Curator, Ann Temkin: Margaret Scolari Barr was an art historian involved with MoMA's founding, and the wife of Alfred H. Barr, Jr., MoMA's founding director.
Art Historian, Margaret Scolari Barr: I remember vividly the incredible excitement that surrounded the museum in those early years. Everybody was saying, we could do this, we could do that. It was absolutely electric!
Ann Temkin: When MoMA opened in 1929, it was just in rented space. It was on the 12th floor of an office building. The first exhibition there was about Paul Cézanne, Vincent van Gogh, Paul Gauguin, and Georges Seurat, who, during the last couple of decades of the 19th century laid the groundwork, for what would happen in the new century.

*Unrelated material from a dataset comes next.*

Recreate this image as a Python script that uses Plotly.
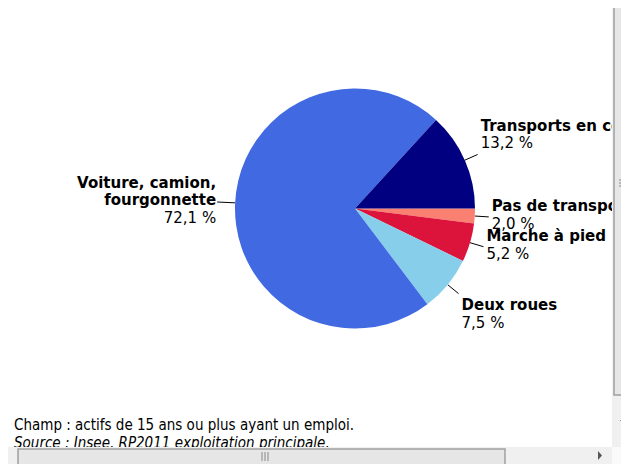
import math
import plotly.graph_objects as go

# Mode de transport principal pour aller travailler (part en %)
categories = ["Pas de transport", "Marche à pied", "Deux roues",
              "Voiture, camion, fourgonnette", "Transports en commun"]
label_lines = [["Pas de transport"], ["Marche à pied"], ["Deux roues"],
               ["Voiture, camion,", "fourgonnette"], ["Transports en commun"]]
shares = [2.0, 5.2, 7.5, 72.1, 13.2]
colors = ["salmon", "crimson", "skyblue", "royalblue", "navy"]

champ = "Champ : actifs de 15 ans ou plus ayant un emploi."
source = "Source : Insee, RP2011 exploitation principale."

W, H = 629, 464                # window
OFF = 8                        # page body margin
CX, CY, R = 355, 208.5, 120   # pie centre / radius in window px
LS = 17.5                      # label line spacing
DY = 2                         # plotly 'middle' text sits a bit high
FONT = "DejaVu Sans"
NOTE_FONT = "DejaVu Sans Condensed, Liberation Sans, sans-serif"
FW, FH = W - OFF, H - OFF      # figure size

fig = go.Figure()

fig.add_trace(go.Pie(values=shares, labels=categories, sort=False,
                     direction="clockwise", rotation=90,
                     marker=dict(colors=colors), textinfo="none",
                     hoverinfo="label+percent", showlegend=False,
                     domain=dict(x=[(CX - R - OFF) / FW, (CX + R - OFF) / FW],
                                 y=[1 - (CY + R - OFF) / FH, 1 - (CY - R - OFF) / FH])))

# labels + leader lines from slice mid angles
lx, ly = [], []
tx, ty, tt, tp = [], [], [], []
cum = 0
for lines, v in zip(label_lines, shares):
    th = -math.radians((cum + v / 2) / 100 * 360)
    cum += v
    c, s = math.cos(th), math.sin(th)
    lead = 14 if c >= 0 else 18
    ex, ey = CX + (R + lead) * c, CY - (R + lead) * s
    lx += [CX + R * c, ex, None]
    ly += [CY - R * s, ey, None]
    rows = ["<b>%s</b>" % t for t in lines] + [("%.1f" % v).replace(".", ",") + " %"]
    n = len(rows)
    if s > 0.35:
        y0 = ey - 12 - (n - 1) * LS
    elif s < -0.35:
        y0 = ey + 11
    else:
        y0 = ey - 2.5 - (n - 1) * LS / 2
    for i, r in enumerate(rows):
        tx.append(ex + 3 if c >= 0 else ex - 1)
        ty.append(y0 + i * LS + DY)
        tt.append(r)
        tp.append("middle right" if c >= 0 else "middle left")

fig.add_trace(go.Scatter(x=lx, y=ly, mode="lines", line=dict(color="black", width=1),
                         hoverinfo="skip", showlegend=False))
fig.add_trace(go.Scatter(x=tx, y=ty, mode="text", text=tt, textposition=tp,
                         textfont=dict(family=FONT, size=15, color="black"),
                         hoverinfo="skip", showlegend=False))

# notes
fig.add_trace(go.Scatter(x=[14, 14], y=[424 + DY, 442 + DY], mode="text",
                         text=[champ, "<i>%s</i>" % source], textposition="middle right",
                         textfont=dict(family=NOTE_FONT, size=15, color="black"),
                         hoverinfo="skip", showlegend=False))

# browser scrollbars (screenshot frame)
shapes = [
    dict(type="rect", x0=612, x1=W, y0=0, y1=447, fillcolor="#f0f0f0", line_width=0),
    dict(type="rect", x0=614, x1=W + 2, y0=-2, y1=395, fillcolor="#e6e6e6",
         line=dict(color="#a0a0a0", width=1.5)),
    dict(type="rect", x0=0, x1=W, y0=447, y1=H, fillcolor="#f0f0f0", line_width=0),
    dict(type="rect", x0=18, x1=505, y0=449, y1=H + 2, fillcolor="#e6e6e6",
         line=dict(color="#a0a0a0", width=1.5)),
    dict(type="rect", x0=612, x1=W, y0=447, y1=H, fillcolor="#fafafa", line_width=0),
    dict(type="path", path="M 620 420 L 628 420 L 624 425 Z", fillcolor="#555", line_width=0),
    dict(type="path", path="M 8 451 L 8 460 L 4 455.5 Z", fillcolor="#999", line_width=0),
    dict(type="path", path="M 598 451 L 598 460 L 602 455.5 Z", fillcolor="#555", line_width=0),
]
for k in range(3):
    shapes.append(dict(type="line", x0=619, x1=627, y0=180 + 3 * k, y1=180 + 3 * k,
                       line=dict(color="#888", width=1)))
    shapes.append(dict(type="line", x0=262 + 3 * k, x1=262 + 3 * k, y0=452, y1=461,
                       line=dict(color="#888", width=1)))
for sh in shapes:
    sh.update(xref="x", yref="y", layer="above")

fig.update_layout(
    width=FW, height=FH,
    margin=dict(l=0, r=0, t=0, b=0),
    paper_bgcolor="white", plot_bgcolor="white",
    xaxis=dict(range=[OFF, W], visible=False, fixedrange=True),
    yaxis=dict(range=[H, OFF], visible=False, fixedrange=True),
    shapes=shapes,
    showlegend=False,
)

fig.write_html("out.html")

That exhibition was a wild success.
Curator, Romy Silver-Kohn: MoMA was founded by three women, Abby Aldrich Rockefeller, Lillie P. Bliss and Mary Quinn Sullivan. For the most part, the founders let the museum staff have a lot of freedom, but they did wield power determining what the inaugural exhibition at the museum would be.
Several committee members, all men, were arguing for an exhibition featuring veteran American artists. The founders, on the other hand, were arguing forcefully for an exhibition of the French artists, who in their eyes, started the modern movement.
In a telegram from 1929, Frank Crowninshield, one of the Museum's founding committee members, says: "Sachs, Barr, and I wanted small show. But four ladies on committee solidly against us." He closes the telegram with, "Barr, Sachs, and I willing to join the adamantine ladies." Adamantine means unbreakable or unyielding. These ladies were not going to be stopped.